7. JPMorgan’s CEO, Jamie Dimon, thinks conditions today are the same compared to a few months ago, when he commented that a “hurricane” was coming 

[Question] Let’s just cut to the chase. So where are you versus 3 months ago? I mean, is it — you certainly got headlines with the hurricane comment and all that. And it’s — look, like as you said, you have Fed tightening, QT, tighter capital rules for banks. You have like the trifecta of tightening by the Fed and then you have wars and everything else. So I don’t think that even stock market supports your view and about all the risks out there, but are things better or worse or the same as they were 3 months ago?

[Answer] They’re roughly the same. We’re just getting closer to what you and I might consider bad events. So — in my hurricane, I’ve been very consistent, but looking at probabilities and possibilities. There is still, for example, a possibility of a soft wind. We can debate. We think that percentage of yours might be different than mine, but there’s a possibility of a mild recession. Consumers are in very good shape, companies are in a very good shape. And there’s possibility of something worse, mostly because of the war in Ukraine and oil price and all things like that. Those — I would not change my possibilities and probabilities this quarter versus last quarter for me…

8. Mortgages and auto loans expected to decline further

I mean look at the volumes and mortgage have dropped and cars quota have dropped and stuff like that. And that’s already in our numbers, and we would expect that to continue that way.

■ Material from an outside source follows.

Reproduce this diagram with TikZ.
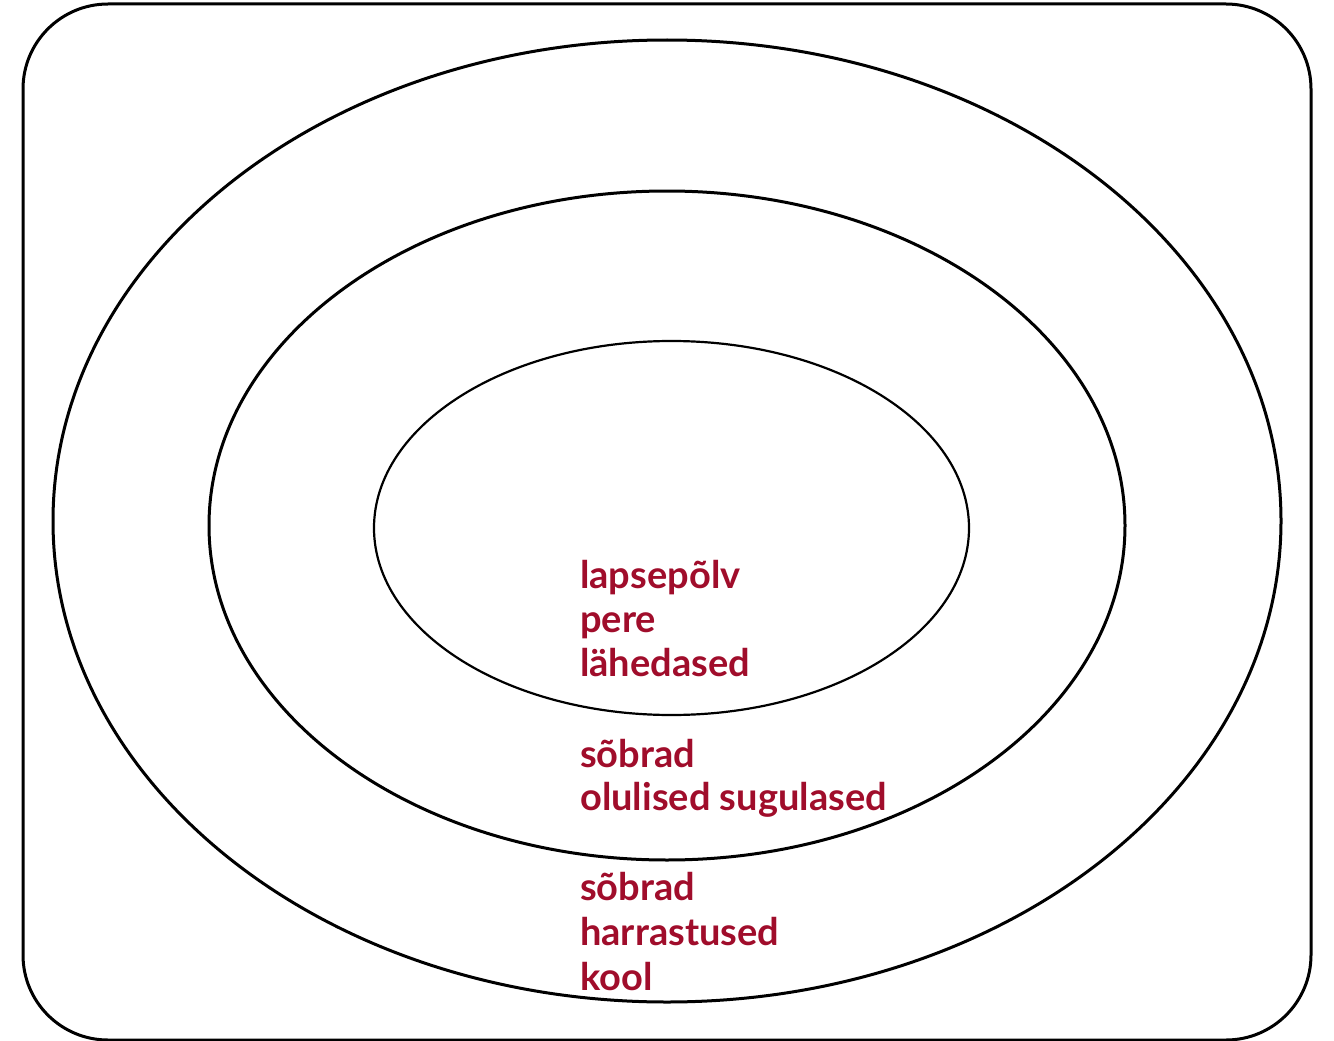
\documentclass[tikz,border=0pt]{standalone}
\usepackage{fontspec}
\setmainfont{Lato}[UprightFont=* Bold]
\definecolor{lbl}{HTML}{A00D2B}
\begin{document}
\begin{tikzpicture}[x=1pt,y=-1pt,
  ring/.style={draw=black,line width=3pt},
  lab/.style={anchor=base west,inner sep=0pt,text=lbl,font=\fontsize{38}{38}\selectfont}]
\useasboundingbox (0,0) rectangle (1334,1041);
\draw[line width=3pt,rounded corners=85pt] (23,4) rectangle (1311,1040);
\draw[ring] (667,521) ellipse [x radius=614, y radius=481];
\draw[ring] (667,525.5) ellipse [x radius=458, y radius=334.5];
\draw[draw=black,line width=2.2pt] (671.5,528) ellipse [x radius=297.5, y radius=187];
\node[lab] (t1) at (580,588) {lapsepõlv};
\node[lab] (t2) at (580,632) {pere};
\node[lab] (t3) at (580,676) {lähedased};
\node[lab] (t4) at (580,767) {sõbrad};
\node[lab] (t5) at (580,810) {olulised sugulased};
\node[lab] (t6) at (580,900) {sõbrad};
\node[lab] (t7) at (580,945) {harrastused};
\node[lab] (t8) at (580,990) {kool};
\end{tikzpicture}
\end{document}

9. Jamie Dimon summarising the state of things: The overall picture looks good, but dark clouds are gathering on the horizon

In the U.S., consumers continue to spend with solid balance sheets, job openings are plentiful and businesses remain healthy. However, there are significant headwinds immediately in front of us – stubbornly high inflation leading to higher global interest rates, the uncertain impacts of quantitative tightening, the war in Ukraine, which is increasing all geopolitical risks, and the fragile state of oil supply and prices. While we are hoping for the best, we always remain vigilant and are prepared for bad outcomes so we can continue to serve customers even in the most challenging of times.